What is the number of lines in these entries that contain "this"? State it alone.
Start of Record set
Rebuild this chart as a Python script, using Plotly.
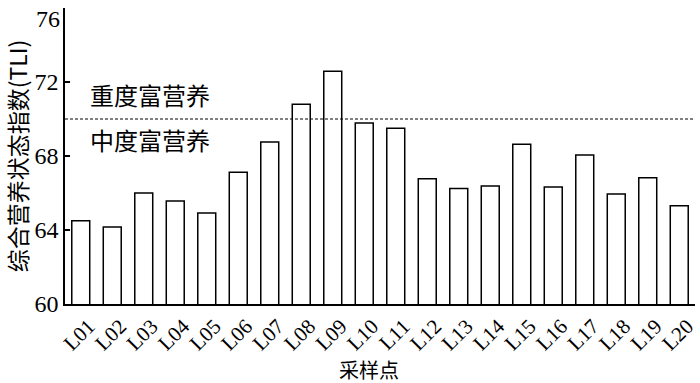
End of Record set
Start of Record set
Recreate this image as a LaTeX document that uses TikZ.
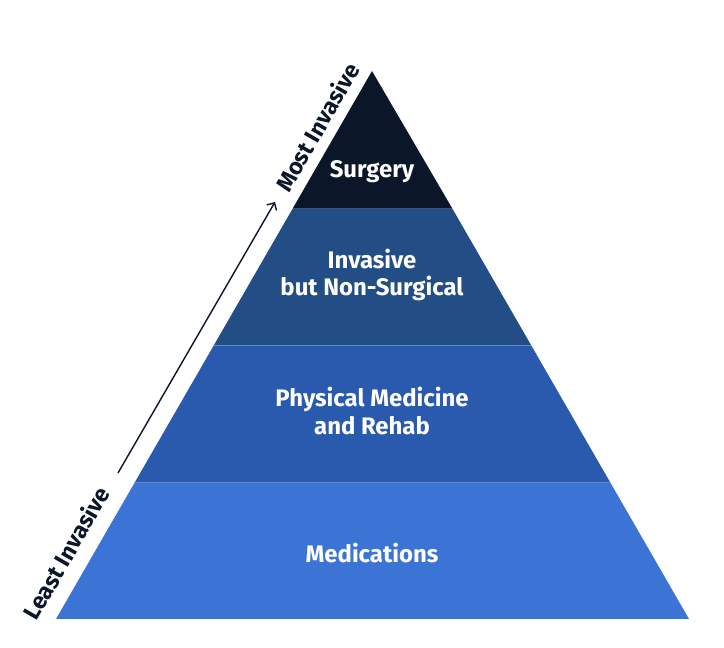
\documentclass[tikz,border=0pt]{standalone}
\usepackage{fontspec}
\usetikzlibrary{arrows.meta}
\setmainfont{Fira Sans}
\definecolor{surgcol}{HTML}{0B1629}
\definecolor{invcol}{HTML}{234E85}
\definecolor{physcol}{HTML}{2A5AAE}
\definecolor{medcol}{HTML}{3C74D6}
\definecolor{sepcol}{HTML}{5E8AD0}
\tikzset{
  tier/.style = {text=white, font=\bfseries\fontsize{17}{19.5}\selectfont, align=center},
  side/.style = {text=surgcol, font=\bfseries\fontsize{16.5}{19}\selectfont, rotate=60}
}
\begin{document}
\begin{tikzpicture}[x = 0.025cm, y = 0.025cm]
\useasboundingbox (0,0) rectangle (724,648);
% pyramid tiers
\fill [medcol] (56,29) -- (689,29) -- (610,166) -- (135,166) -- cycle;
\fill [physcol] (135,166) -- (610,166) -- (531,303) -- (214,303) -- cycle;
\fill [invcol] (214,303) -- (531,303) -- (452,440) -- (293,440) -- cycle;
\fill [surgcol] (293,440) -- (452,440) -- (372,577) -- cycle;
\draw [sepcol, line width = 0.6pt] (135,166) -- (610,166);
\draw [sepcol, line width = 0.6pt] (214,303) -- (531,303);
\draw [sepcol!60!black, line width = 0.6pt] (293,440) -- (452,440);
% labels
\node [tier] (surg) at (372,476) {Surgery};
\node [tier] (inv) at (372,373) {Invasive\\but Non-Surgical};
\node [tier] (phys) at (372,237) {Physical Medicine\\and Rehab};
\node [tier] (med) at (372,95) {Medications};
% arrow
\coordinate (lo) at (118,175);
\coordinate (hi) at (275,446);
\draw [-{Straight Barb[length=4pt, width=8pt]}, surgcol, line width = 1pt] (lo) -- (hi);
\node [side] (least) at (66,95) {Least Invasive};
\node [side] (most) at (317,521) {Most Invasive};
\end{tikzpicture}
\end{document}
End of Record set
# Written solution:
2